The “I’s” are so arbitrary, since even people who confuse capitals and lower case write “L”—a wayward usage that might even satirize the current foolish design cliché of dotting upper-case “I’s.” It would be nice to know the name of the actual artist. (Baronet paid each artist, but perhaps with little time at a red light.)
I do have to say that in installing this piece it was a bad idea to put one of the few figurative examples dead center on the wall, with everything else framing it, as if, like the “Draw Me” image on an old matchbook, it qualified as innately superior to non-figurative form. On the other hand, sixteen other We Are All Homeless examples, all without images, have full-page color illustrations in Incident in the Street: A Workbook (2024), a nicely produced “zine”-style artists’ book by Baronet and Michael Corris that the visitor was welcome to take.

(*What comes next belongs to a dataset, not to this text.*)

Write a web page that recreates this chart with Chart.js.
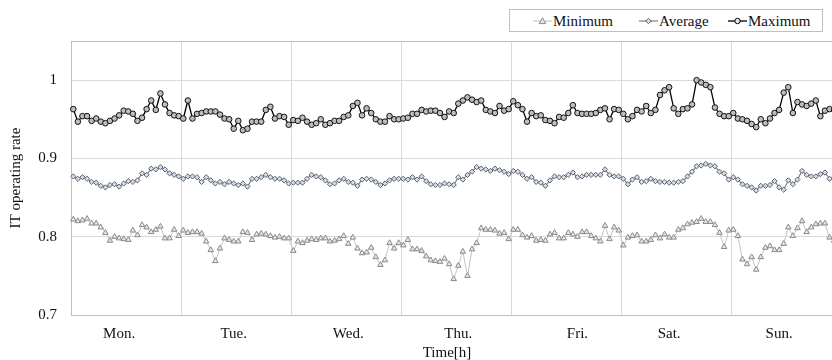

Some of the works are more confined to being purely graphic, even statistical, presentations of social conditions. Vicky Virgin, otherwise a choreographer, has worked for many years as a demographic analyst and researcher at the Mayor’s Office for Economic Opportunity. Her People Sleeping in Municipal Homeless Shelters (1983–2023), called floor-bound graphic attention to the overarching social problem of the small but engrossing exhibition.
I was unable to see Miguel Robles-Donan and Cohabitation Strategies’ video Uneven Growth, 2014, but it testifies that New York actually has more vacant apartments than homeless people, though in the interests of gentrifying displacement the real estate racket doesn’t want us think about that. Robles-Donan has shown a similar project at the Museum of Modern Art.

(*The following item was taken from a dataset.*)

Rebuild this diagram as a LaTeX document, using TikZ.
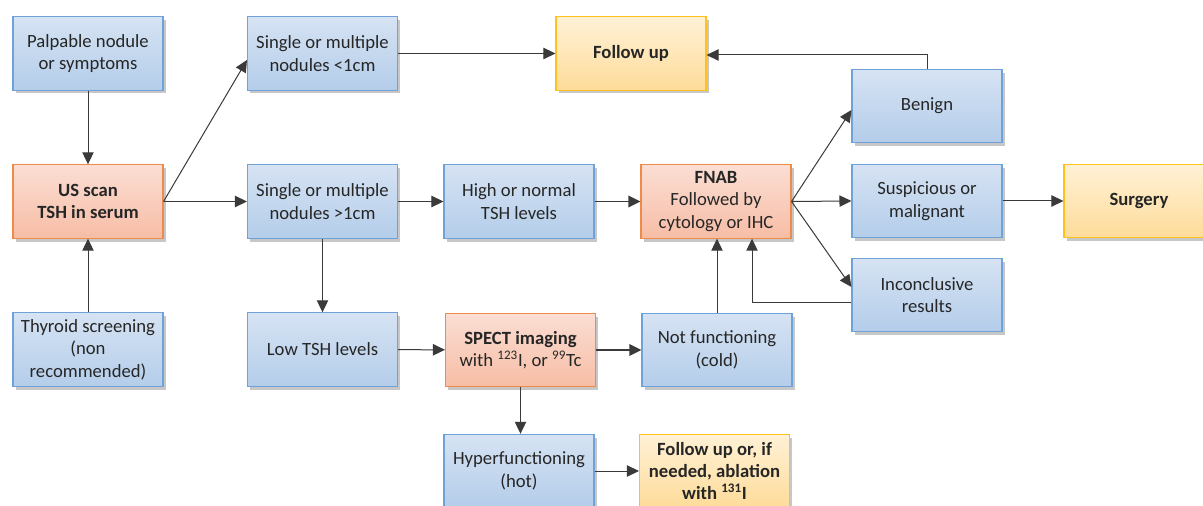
\documentclass[tikz,border=0pt]{standalone}
\usepackage{fontspec}
\setmainfont{Carlito}
\usetikzlibrary{shadows,arrows.meta,calc}
\definecolor{bluetop}{HTML}{D6E3F3}
\definecolor{bluebot}{HTML}{B4CDEA}
\definecolor{blueline}{HTML}{6FA2D9}
\definecolor{orgtop}{HTML}{FBDED4}
\definecolor{orgbot}{HTML}{F7BDA5}
\definecolor{orgline}{HTML}{F08A4B}
\definecolor{yeltop}{HTML}{FFF1D6}
\definecolor{yelbot}{HTML}{FEDC9A}
\definecolor{yelline}{HTML}{FFC21A}
\definecolor{txt}{HTML}{262626}
\definecolor{arr}{HTML}{3A3A3A}
\tikzset{
  box/.style={draw, line width=0.8pt, minimum width=112.5pt, minimum height=55pt,
    align=center, inner sep=2pt, font=\fontsize{14}{16.8}\selectfont, text=txt,
    drop shadow={shadow xshift=2pt, shadow yshift=-2.5pt, fill=black, opacity=0.22}},
  bluebox/.style={box, draw=blueline, top color=bluetop, bottom color=bluebot},
  orgbox/.style={box, draw=orgline, top color=orgtop, bottom color=orgbot},
  yelbox/.style={box, draw=yelline, top color=yeltop, bottom color=yelbot},
  arrow/.style={draw=arr, line width=0.75pt, -{Triangle[length=9pt,width=8.5pt]}},
  tarrow/.style={arrow, line width=1.3pt}
}
\begin{document}
\begin{tikzpicture}[x=0.75pt,y=-0.75pt]
\clip (0,0) rectangle (1203,506);
\fill[white] (0,0) rectangle (1203,506);
\node[bluebox] (palp) at (88,53.5) {Palpable nodule\\or symptoms};
\node[orgbox] (us) at (88,201.5) {\bfseries US scan\\\bfseries TSH in serum};
\node[bluebox] (thy) at (88,349.5) {Thyroid screening\\(non\\recommended)};
\node[bluebox] (s1) at (322.5,53.5) {Single or multiple\\nodules <1cm};
\node[bluebox] (s2) at (322.5,201.5) {Single or multiple\\nodules >1cm};
\node[bluebox] (low) at (322.5,349.5) {Low TSH levels};
\node[bluebox] (high) at (519,201.5) {High or normal\\TSH levels};
\node[orgbox] (fnab) at (716,201.5) {\textbf{FNAB}\\Followed by\\cytology or IHC};
\node[orgbox] (spect) at (520.5,350) {\textbf{SPECT imaging}\\with \textsuperscript{123}I, or \textsuperscript{99}Tc};
\node[bluebox] (notf) at (717,350) {Not functioning\\(cold)};
\node[bluebox] (hyper) at (519,471) {Hyperfunctioning\\(hot)};
\node[yelbox] (fu2) at (714.5,471) {\bfseries Follow up or, if\\\bfseries needed, ablation\\\bfseries with \textsuperscript{131}I};
\node[yelbox] (fu) at (631,53.5) {\bfseries Follow up};
\node[bluebox] (ben) at (927,106) {Benign};
\node[bluebox] (sus) at (927,201) {Suspicious or\\malignant};
\node[bluebox] (inc) at (927,295) {Inconclusive\\results};
\node[yelbox] (surg) at (1139,201) {\bfseries Surgery};

\draw[arrow] (palp) -- (us);
\draw[arrow] (thy) -- (us);
\draw[arrow] (us.east) -- ($(s1.west)+(0,6.5)$);
\draw[arrow] (us.east) -- (s2.west);
\draw[arrow] (s1) -- (fu);
\draw[arrow] (s2) -- (high);
\draw[arrow] (s2) -- (low);
\draw[tarrow] (high) -- (fnab);
\draw[arrow] (low) -- (spect);
\draw[tarrow] (spect) -- (notf);
\draw[arrow] (spect.south) -- (spect.south |- hyper.north);
\draw[arrow] (hyper) -- (fu2);
\draw[arrow] (notf.north) -- (notf.north |- fnab.south);
\draw[arrow] (fnab.east) -- ($(ben.west)+(0,4)$);
\draw[arrow] (fnab.east) -- (sus.west);
\draw[arrow] (fnab.east) -- ($(inc.west)+(0,-8)$);
\draw[arrow] ($(inc.west)+(0,7)$) -| ($(fnab.south)+(36,0)$);
\draw[arrow] (ben.north) |- ($(fu.east)+(0,1.5)$);
\draw[arrow] (sus) -- (surg);
\end{tikzpicture}
\end{document}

The most aggressive form of people’s displacement is eviction, which is the subject of the activist Manon Vergerio and his Anti-Eviction Mapping Project, 2013–14, an interactive computer mapping effort that came to New York from the Bay Area in 2014. A large map of four of the five boroughs (no Staten Island) is disconcerting to peruse, especially when striking home for anyone who has endured the humiliation of eviction (if truth be told, I was once evicted by Columbia, and had to room in a friend’s house, with books and art stored in the garage of one of the present curators). Evictions have become appallingly widespread in our supposedly Democratic city. The piece has a color scale of different densities for different neighborhoods but no color legend, so that unfortunately one cannot assess the two categories between the most and the least.

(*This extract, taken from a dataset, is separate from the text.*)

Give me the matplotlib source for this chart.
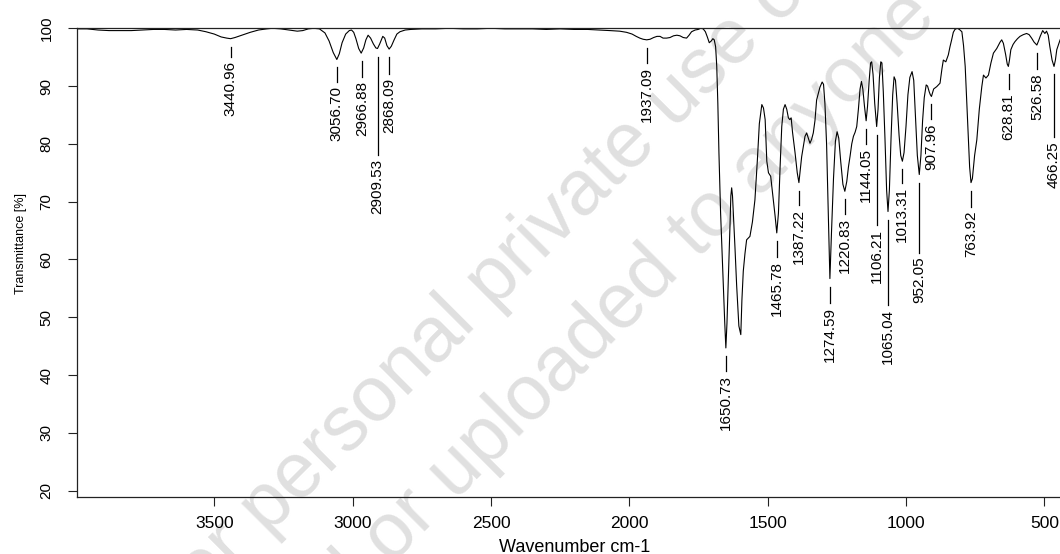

Sachigusa Yasuda’s Upscale, Uplift (2020 and ongoing), is a textile reclamation project, essentially making rags into luxury crafted clothing. It is in line with a great Japanese tradition of arts of repair, including boro textiles, whether for utility, on the bodies of the poor, or else for aesthetic regard. But the present luxurious works have nothing to do with homelessness; and for the sake of social welfare, I can only contrast them with the fair-trade encouragement of native textile production in Guatemala by a certain LES artist, designer, and priest, Fr. Andrew O’Connor, of St Mary Grand, on Grand Street.
I do want to point out a problematic architectural detail: a photo of a groundplan. As a minor part of Rosler’s exhibit, it strikes me as suggesting how the very building where one stands might be “renovated” if not replaced. Here, however, as in many a postwar project in the city of New York, the buildings are set diagonally in a superblock, which young conservative architects no doubt tend to despise as a “socialistic” look, the trouble being the new plan wants to mess with just that. These now older complexes are angled in plan for good reason, to open up the available space. The new plan is an attempt to de-modernize New York public housing that was often better designed than most capitalist housing. Were it to go through, it would produce bland and acoustically resounding courtyards of the old Bronx type: a Trumpian attempt to reverse and normalize New York. Fortunately, that is hardly what Rosler, and Hudson Guild’s UnHomeless NYC, are up to.
Joseph Masheck is an art historian and critic, has been awarded the 2018 “Distinguished Lifetime Achievement Award for Writing on Arts” by the C.A.A.